A. The prescribed way to tow a vehicle (stick-shift or automatic) is to put the driven wheels on a dolly to avoid having them turn while the vehicle is being towed. Since your car drives through all four wheels, the wheels not on the "hook" end should have been on a dolly. When the drive wheels on a stick-shift are allowed to free-wheel (especially at high speed) and the car is towed tail-high, the cluster gear in the transmission is no longer lubricated as it spins. In the case of an automatic, the ATF pump doesn't work with the motor not running and it simply fries the gearbox if it's towed with the drive wheels on the ground. It's impossible to tell how much damage was done to your car, since even the transmission case itself could have been warped or damaged. The arbitrary life expectancy "the industry" recognizes doesn't take into account that your transmission was OK when the tow truck operator began working on it and in short order, he or she destroyed it.
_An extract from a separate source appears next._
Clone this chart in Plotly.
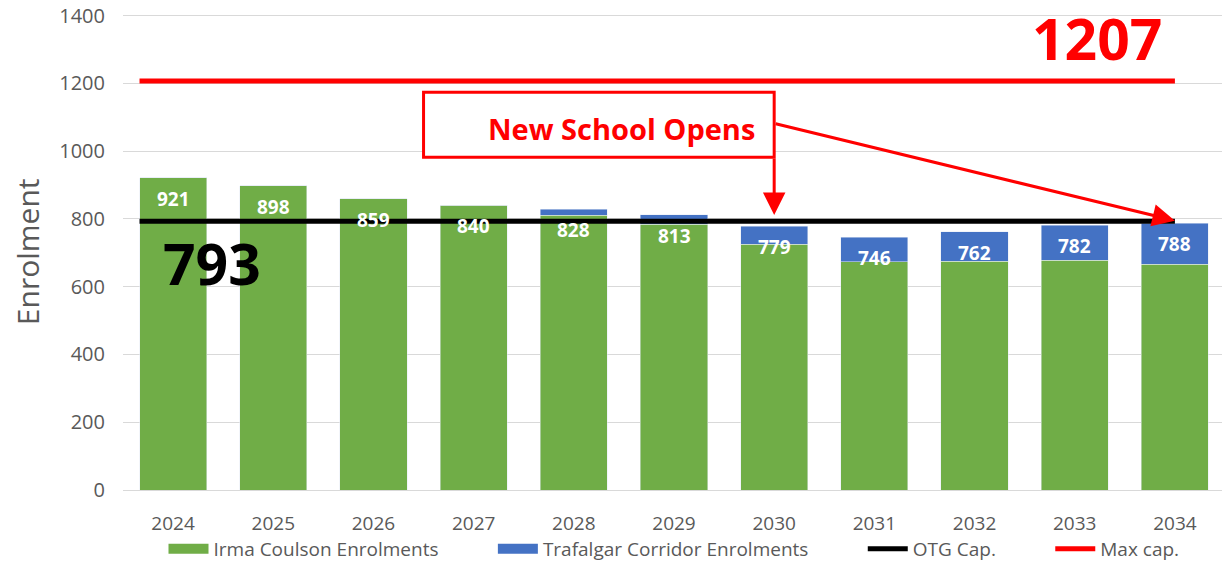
import plotly.graph_objects as go

years = [2024, 2025, 2026, 2027, 2028, 2029, 2030, 2031, 2032, 2033, 2034]
irma = [921, 898, 859, 840, 811, 785, 725, 673, 675, 678, 667]
trafalgar = [0, 0, 0, 0, 17, 28, 54, 73, 87, 104, 121]
totals = [921, 898, 859, 840, 828, 813, 779, 746, 762, 782, 788]
otg_cap = 793
max_cap = 1207

GREEN = "#70AD47"
BLUE = "#4472C4"
RED = "#FF0000"
GREY = "#595959"
bar_w = 0.67
GAP = "\u00a0" * 10  # spacing between legend entries

fig = go.Figure()
fig.add_trace(go.Bar(x=years, y=irma, name="Irma Coulson Enrolments",
                     marker_color=GREEN, width=bar_w, showlegend=False))
fig.add_trace(go.Bar(x=years, y=trafalgar, name="Trafalgar Corridor Enrolments",
                     marker_color=BLUE, width=bar_w, showlegend=False))

line_x = [years[0] - bar_w / 2, years[-1]]
fig.add_trace(go.Scatter(x=line_x, y=[otg_cap] * 2, mode="lines", showlegend=False,
                         line=dict(color="black", width=5)))
fig.add_trace(go.Scatter(x=line_x, y=[max_cap] * 2, mode="lines", showlegend=False,
                         line=dict(color=RED, width=5)))

# legend entries (wide boxes for the bar series)
for name, color, w in [("Irma Coulson Enrolments" + GAP, GREEN, 14),
                       ("Trafalgar Corridor Enrolments" + GAP, BLUE, 14),
                       ("OTG Cap." + GAP, "black", 5),
                       ("Max cap.", RED, 5)]:
    fig.add_trace(go.Scatter(x=[None], y=[None], mode="lines", name=name,
                             line=dict(color=color, width=w)))

# total labels inside the bars
for yr, t in zip(years, totals):
    fig.add_annotation(x=yr, y=t, text="<b>%d</b>" % t, showarrow=False,
                       yanchor="middle", yshift=-21,
                       font=dict(family="Open Sans", size=19, color="white"))

# big value callouts
fig.add_annotation(x=2033.22, y=1335, text="<b>%d</b>" % max_cap, showarrow=False,
                   font=dict(family="Open Sans", size=57, color=RED))
fig.add_annotation(x=2024.39, y=670, text="<b>%d</b>" % otg_cap, showarrow=False,
                   font=dict(family="Open Sans", size=57, color="black"))

# "New School Opens" box and arrows
fig.add_shape(type="rect", x0=2026.5, x1=2030.0, y0=982, y1=1174,
              line=dict(color=RED, width=3), fillcolor="white", layer="above")
fig.add_annotation(x=2028.48, y=1068, text="<b>New School Opens</b>", showarrow=False,
                   font=dict(family="Open Sans", size=29, color=RED))
fig.add_annotation(x=2030.0, y=812, ax=2030.0, ay=982, axref="x", ayref="y",
                   showarrow=True, arrowhead=2, arrowsize=1.5, arrowwidth=3,
                   arrowcolor=RED, text="")
fig.add_annotation(x=2034.0, y=795, ax=2030.0, ay=1082, axref="x", ayref="y",
                   showarrow=True, arrowhead=2, arrowsize=1.5, arrowwidth=3,
                   arrowcolor=RED, text="")

# y axis title
fig.add_annotation(xref="paper", yref="paper", x=-0.087, y=0.5, xanchor="center",
                   yanchor="middle", text="Enrolment", textangle=-90, showarrow=False,
                   font=dict(family="Open Sans", size=30, color=GREY))

# the page body adds 8px around the figure
fig.update_layout(
    barmode="stack",
    width=1222, height=555,
    margin=dict(l=115, r=5, t=6, b=73, autoexpand=False),
    plot_bgcolor="white", paper_bgcolor="white",
    font=dict(family="Open Sans", color=GREY),
    legend=dict(orientation="h", x=0.5, xanchor="center", y=-0.124, yanchor="middle",
                font=dict(family="Open Sans", size=19, color=GREY),
                itemwidth=40, traceorder="normal"),
)
fig.update_xaxes(tickmode="array", tickvals=years, ticktext=[str(y) for y in years],
                 range=[years[0] - 0.5, years[-1] + 0.5], showgrid=False,
                 showline=True, linecolor="#d9d9d9", linewidth=1, automargin=False,
                 tickfont=dict(size=19, color=GREY), ticks="", ticklabelstandoff=16)
fig.update_yaxes(range=[0, 1405], tickvals=[0, 200, 400, 600, 800, 1000, 1200, 1400],
                 gridcolor="#d9d9d9", gridwidth=1, ticklabeloverflow="allow",
                 zeroline=False, automargin=False, ticklabelstandoff=17,
                 tickfont=dict(size=20, color=GREY))

fig.write_html("out.html")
Q. Since I've been reading the auto section of our local newspaper, I've come to enjoy reading the paper when I come home from school. How do you get all the pictures that appear in the auto section? In the special section on '98 cars, you had pictures of all of them. Do you do special request articles on particular cars? Can you do one on a fairly new Lamborghini Countach, especially the 25th anniversary edition? As you can tell, I'm already an auto enthusiast.
J.B. Carrollton, VA

A. I'm a syndicated columnist and don't put together the auto section of the paper you read. Photos of new cars either come from the public relations departments of the auto makers or a newspaper staff photographer who takes a photo of a new car that's been lent to the auto editor. I don't do articles on collectible cars, but public libraries usually catalog back issues of magazines like AutoWeek, Car and Driver, etc. You might be able to find a story there that you like. I checked on the internet and found several Lamborghini sites. Like you, I got interested in cars as a teen-ager but in my case, the motivating car was the "new" '49 Jaguar XK 120. I learned to be an auto mechanic, then an auto shop teacher and finally wound up writing about cars. Take auto shop and journalism in school and someday you may take over this column.
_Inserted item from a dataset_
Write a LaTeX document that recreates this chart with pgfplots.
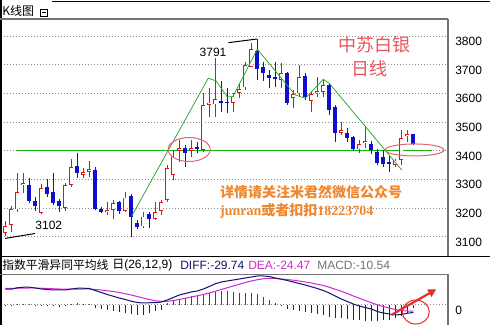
\documentclass[border=0pt]{standalone}
\usepackage{pgfplots}
\pgfplotsset{compat=1.18}
\usepackage{pgfplotstable}
\usepackage{fontspec}
\setmainfont{Liberation Sans}
\newfontfamily\cjk{Noto Sans CJK SC}
\newfontfamily\serifb{Liberation Serif}
\usetikzlibrary{arrows.meta}

\definecolor{cup}{RGB}{225,20,20}
\definecolor{cdn}{RGB}{15,15,205}
\definecolor{zz}{RGB}{40,165,40}
\definecolor{hl}{RGB}{20,180,20}
\definecolor{ann}{RGB}{222,100,118}
\definecolor{orng}{RGB}{240,135,45}
\definecolor{diffc}{RGB}{20,20,110}
\definecolor{deac}{RGB}{210,40,210}
\definecolor{hred}{RGB}{190,20,20}
\definecolor{hblue}{RGB}{25,25,160}
\definecolor{txtred}{RGB}{235,85,95}
\definecolor{arr}{RGB}{230,45,45}

\pgfplotstableread{
n O H L C
1 3113 3157 3102 3139
2 3142 3208 3118 3196
3 3196 3324 3188 3255
4 3281 3322 3252 3289
7 3184 3283 3180 3269
11 3202 3287 3190 3281
12 3281 3370 3275 3343
14 3316 3339 3304 3325
15 3326 3365 3310 3335
18 3186 3223 3177 3193
19 3194 3229 3161 3219
21 3192 3258 3188 3237
24 3137 3188 3130 3171
26 3162 3223 3158 3188
27 3190 3229 3175 3222
28 3229 3351 3223 3339
29 3316 3403 3298 3380
30 3400 3438 3362 3409
32 3400 3438 3380 3409
34 3403 3600 3397 3560
35 3560 3620 3519 3568
36 3562 3722 3519 3580
39 3568 3600 3537 3589
40 3603 3635 3583 3614
41 3621 3711 3612 3699
42 3693 3775 3691 3754
47 3647 3705 3618 3672
49 3583 3612 3548 3598
50 3600 3699 3589 3656
52 3575 3606 3536 3598
53 3600 3656 3589 3607
54 3606 3647 3589 3629
57 3463 3502 3455 3473
60 3405 3438 3391 3424
61 3426 3486 3409 3435
66 3351 3372 3345 3366
67 3368 3472 3351 3444
68 3451 3472 3432 3458
}\upc

\pgfplotstableread{
n O H L C
5 3281 3304 3217 3225
6 3225 3240 3191 3208
8 3273 3301 3240 3248
9 3258 3324 3211 3219
10 3225 3231 3188 3208
13 3347 3392 3304 3322
16 3333 3345 3194 3197
17 3198 3203 3182 3186
20 3223 3225 3180 3192
22 3242 3250 3101 3170
23 3150 3160 3127 3135
25 3180 3188 3130 3162
31 3409 3420 3344 3394
33 3413 3432 3391 3407
37 3572 3644 3536 3567
38 3571 3618 3531 3566
43 3749 3791 3647 3684
44 3693 3711 3645 3670
45 3664 3682 3618 3653
46 3658 3711 3624 3649
48 3670 3676 3560 3565
51 3661 3670 3577 3589
55 3629 3635 3525 3542
56 3554 3560 3432 3463
58 3463 3478 3432 3444
59 3447 3452 3401 3405
62 3424 3435 3389 3403
63 3397 3405 3351 3359
64 3377 3403 3345 3354
65 3362 3382 3327 3354
69 3458 3458 3420 3424
}\dnc

\pgfplotstableread{
n diff dea
1 63 66
2 63 66
3 69 67
4 71 67
5 71 68
6 68 68
7 64 67
8 62 66
9 60 65
10 60 64
11 60 63
12 64 63
13 67 63
14 67 64
15 66 64
16 58 62
17 50 60
18 42 57
19 35 54
20 28 50
21 22 45
22 15 40
23 10 34
24 8 28
25 9 22
26 9 17
27 12 14
28 20 15
29 30 18
30 40 22
31 46 27
32 52 32
33 56 37
34 64 42
35 74 48
36 85 55
37 92 62
38 96 69
39 100 76
40 104 83
41 108 90
42 112 96
43 116 101
44 116 105
45 114 107
46 108 106
47 103 104
48 98 102
49 92 99
50 86 96
51 80 92
52 73 88
53 66 83
54 58 78
55 48 71
56 36 63
57 24 55
58 14 46
59 4 36
60 -4 27
61 -10 18
62 -16 9
63 -26 1
64 -32 -6
65 -36 -12
66 -40 -18
67 -38 -22
68 -33 -24
69 -29.74 -24.47
}\macd

\pgfplotsset{
  panel/.style={
    scale only axis, width=335.25pt,
    xmin=0.283, xmax=74.783,
    axis line style={draw=none},
    xtick=\empty,
    ytick pos=right, yticklabel pos=right,
    major tick length=0pt,
    yticklabel style={anchor=north west, inner sep=0pt, xshift=5.25pt, yshift=-0.5pt, font=\fontsize{9}{10}\selectfont},
    ymajorgrids,
    grid style={black!45, line width=0.75pt, dash pattern=on 0.75pt off 1.5pt},
  },
  wick/.style={draw=none, forget plot, error bars/.cd, y dir=plus, y explicit, error mark=none,
    error bar style={draw=#1, line width=0.75pt}},
  body/.style={draw=none, forget plot, error bars/.cd, y dir=plus, y explicit, error mark=none,
    error bar style={draw=#1, line width=3pt}},
  hollow/.style={draw=none, forget plot, error bars/.cd, y dir=plus, y explicit, error mark=none,
    error bar style={draw=white, line width=1.8pt, shorten <=0.6pt, shorten >=0.6pt}},
}

\begin{document}
\begin{tikzpicture}[x=0.75pt,y=0.75pt]
\fill[white] (0,0) rectangle (490,325);
\useasboundingbox (0,0) rectangle (490,325);

% ---------- main price panel ----------
\begin{axis}[panel, at={(0.75pt,51.75pt)}, anchor=south west, height=177.75pt,
  ymin=3033.7, ymax=3859.2,
  ytick={3100,3200,3300,3400,3500,3600,3700,3800},
  yticklabels={3100,3200,3300,3400,3500,3600,3700,3800}]

\addplot[hl, line width=0.75pt, mark=none] coordinates {(2.9,3400.5) (72.07,3400.5)};

\addplot[wick=cup] table[x=n, y=L, y error plus expr=\thisrow{H}-\thisrow{L}] {\upc};
\addplot[body=cup] table[x=n, y=O, y error plus expr=\thisrow{C}-\thisrow{O}] {\upc};
\addplot[hollow] table[x=n, y=O, y error plus expr=\thisrow{C}-\thisrow{O}] {\upc};

\addplot[wick=cdn] table[x=n, y=L, y error plus expr=\thisrow{H}-\thisrow{L}] {\dnc};
\addplot[body=cdn] table[x=n, y=C, y error plus expr=\thisrow{O}-\thisrow{C}] {\dnc};

\addplot[zz, line width=0.55pt, mark=none] coordinates {
(22.07,3173) (34.83,3653) (36.1,3644) (38,3588) (38.9,3588) (43,3754)
(49.3,3595) (51,3583) (54,3649) (55,3635) (67.07,3333)};

% annotations
\draw[black, line width=0.75pt] (axis cs:38.17,3776.7) -- (axis cs:42.95,3789.5);
\node[font=\fontsize{9}{10}\selectfont, inner sep=0pt] at (axis cs:35.62,3744.3) {3791};
\draw[black, line width=0.75pt] (axis cs:0.95,3095) -- (axis cs:5.95,3112);
\node[font=\fontsize{9}{10}\selectfont, inner sep=0pt] at (axis cs:8.25,3141.7) {3102};

\draw[ann, line width=0.75pt] (axis cs:31.65,3404.7) ellipse [x radius=15.75pt, y radius=9pt];
\draw[ann, line width=0.75pt] (axis cs:69.2,3403) ellipse [x radius=22.1pt, y radius=4.5pt];

\node[text=txtred, font=\cjk\fontsize{13.5}{15}\selectfont, inner sep=0pt] at (axis cs:62.6,3768.7) {中苏白银};
\node[text=txtred, font=\cjk\fontsize{13.5}{15}\selectfont, inner sep=0pt] at (axis cs:61.7,3686.8) {日线};

\node[anchor=west, inner sep=0pt, text=orng, font=\cjk\bfseries\fontsize{10.5}{12}\selectfont] at (axis cs:36.78,3254.9) {详情请关注米君然微信公众号};
\node[anchor=west, inner sep=0pt, text=orng, font=\bfseries\fontsize{10.5}{12}\selectfont] at (axis cs:36.78,3190.5) {{\serifb\bfseries junran}{\cjk\bfseries 或者扣扣}{\serifb\bfseries 18223704}};
\end{axis}

% ---------- MACD panel ----------
\begin{axis}[panel, at={(0.75pt,0pt)}, anchor=south west, height=37.5pt,
  ymin=-80, ymax=120, ytick={0}, yticklabels={0}]
\addplot[ycomb, hred, line width=0.75pt, mark=none] coordinates {
(3,4) (4,5) (5,3) (12,4) (13,6) (14,5) (15,3)
(28,8) (29,16) (30,22) (31,28) (32,34) (33,40) (34,44) (35,49) (36,53) (37,57)
(38,57) (39,53) (40,49) (41,47) (42,49) (43,43) (44,31) (45,20) (46,6)};
\addplot[ycomb, hblue, line width=0.75pt, mark=none] coordinates {
(1,-4) (2,-6) (6,-4) (7,-6) (8,-5) (9,-6) (10,-7) (11,-5)
(16,-12) (17,-16) (18,-20) (19,-26) (20,-30) (21,-34) (22,-38) (23,-40) (24,-40)
(25,-34) (26,-26) (27,-20)
(47,-2) (48,-16) (49,-20) (50,-24) (51,-28) (52,-32) (53,-36) (54,-42) (55,-48)
(56,-52) (57,-54) (58,-58) (59,-60) (60,-62) (61,-64) (62,-66) (63,-64) (64,-62)
(65,-60) (66,-54) (67,-44) (68,-32) (69,-10.54)};
\addplot[deac, line width=0.75pt, mark=none] table[x=n, y=dea] {\macd};
\addplot[diffc, line width=0.75pt, mark=none] table[x=n, y=diff] {\macd};

\draw[arr, line width=0.75pt] (axis cs:69.42,-28) ellipse [x radius=10.1pt, y radius=9pt];
\draw[arr, line width=1.6pt, -{Triangle[length=6pt, width=6pt]}] (axis cs:65.33,-40) -- (axis cs:72.83,62.8);
\end{axis}

% ---------- frame and headers ----------
\draw[black, line width=1.5pt] (0.75,0) -- (0.75,325);
\draw[black, line width=1.2pt] (52,323.5) -- (490,323.5);
\draw[black!55, line width=0.9pt] (0,306) -- (448,306);
\draw[black!55, line width=0.9pt] (448,306) -- (448,69);
\draw[black, line width=1.1pt] (0,68.5) -- (490,68.5);
\draw[black!55, line width=0.9pt] (0,50.5) -- (448,50.5);
\draw[black!55, line width=0.9pt] (448,50.5) -- (448,0);

\node[anchor=west, inner sep=0pt, font=\cjk\fontsize{9}{10}\selectfont] at (2,314) {K线图};
\draw[black, line width=0.7pt] (40,309) rectangle (47,316);
\draw[black, line width=0.7pt] (41.5,312.5) -- (45.5,312.5);

\node[anchor=west, inner sep=0pt, font=\cjk\fontsize{8.85}{10}\selectfont] at (2,59.5) {指数平滑异同平均线};
\node[anchor=west, inner sep=0pt, font=\fontsize{9}{10}\selectfont] at (112,59.5) {{\cjk 日}(26,12,9)};
\node[anchor=west, inner sep=0pt, text=diffc, font=\fontsize{9}{10}\selectfont] at (180,59.5) {DIFF:-29.74};
\node[anchor=west, inner sep=0pt, text=deac, font=\fontsize{9}{10}\selectfont] at (248,59.5) {DEA:-24.47};
\node[anchor=west, inner sep=0pt, text=black!55, font=\fontsize{9}{10}\selectfont] at (317,59.5) {MACD:-10.54};
\end{tikzpicture}
\end{document}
Q. We own a 1993 Chevrolet Cavalier with an automatic transmission and a four-cylinder engine. It has about 54,000 miles on it and for the past few months it has been hard to start and idles rough. Our mechanic tells us that it has a leak on the intake manifold gasket. He says that these gaskets were faulty when they were new and ours should have been replaced a long time ago. Shouldn't Chevrolet have to pay for this?
M.M. Cleveland, OH

A. It probably did back in '93 on a factory recall. Your car is past the warrenty period and I don't think that Chevy will pick up the tab on a five year old car but you can ask a local dealer. Don't have the job done by an independent and then ask for a repayment. That almost never works. But get the job done as soon as possible because among other problems, a leaking intake manifold gasket can cause valves to burn.